Yesterday, my blog was about real families. . . I did not write it to upset anyone or to stir up controversy but it got a lot of responses on Facebook. I never want my blog to be negative. That’s not the premise behind it. I was upset at first but the more I have been thinking and pondering it all day, the more I realize that it was in fact a good thing because it sparked such a great conversation.
I have been thinking all day about what a “real family” is and I really think I despise the term.
REAL is defined as being an actual thing; having objective existence; not imaginary. I have many, many friends and none of them are imaginary. They are very real in fact.

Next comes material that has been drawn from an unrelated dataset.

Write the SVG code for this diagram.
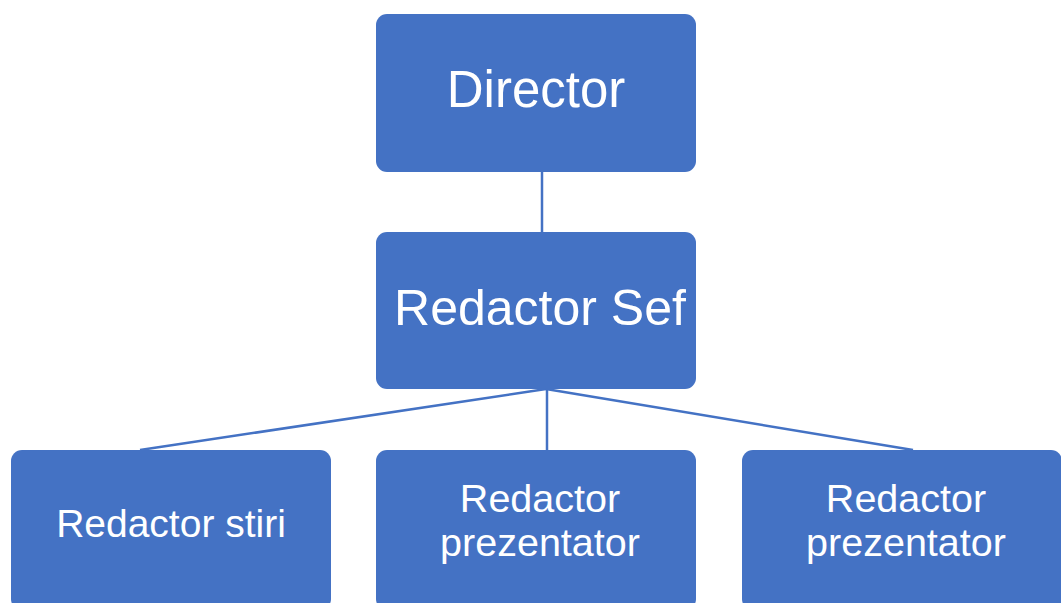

One of my friends is a widowed, gay dad of two “nonwhite” children. Another is a single mom raising a daughter with special needs. There are the gay women who live around the corner and their twin daughters -all white. There is my single white friend raising a biracial daughter. Another single mom friend of mine has two white children. There are also the gay dads and their son who was adopted from Vietnam. Two white couples that we are extremely close with each have two adopted “nonwhite” children. My list can go on and on.
On my Facebook page several of them told me how important the idea of what a real family was. They are tired of hearing things like, “are they real siblings”, or “what information do you have about their real parents. It makes them cringe and I don’t blame them.
One if them eloquently wrote, “We need to embrace change, embrace difference and embrace family no matter what we look like”.
Another wrote, “Family isn’t always blood, it’s your heart. You make yours anyway you can. I wouldn’t trade mine for the world”.
There is a wonderful book that I read to my Kindergarteners every year. It is by Todd Par and the title is “The Family Book”. The book shows that all families are special and everyone matters. Perhaps eliminating the word real when we talk about families is the first step in realizing that the most important part of a real family is love.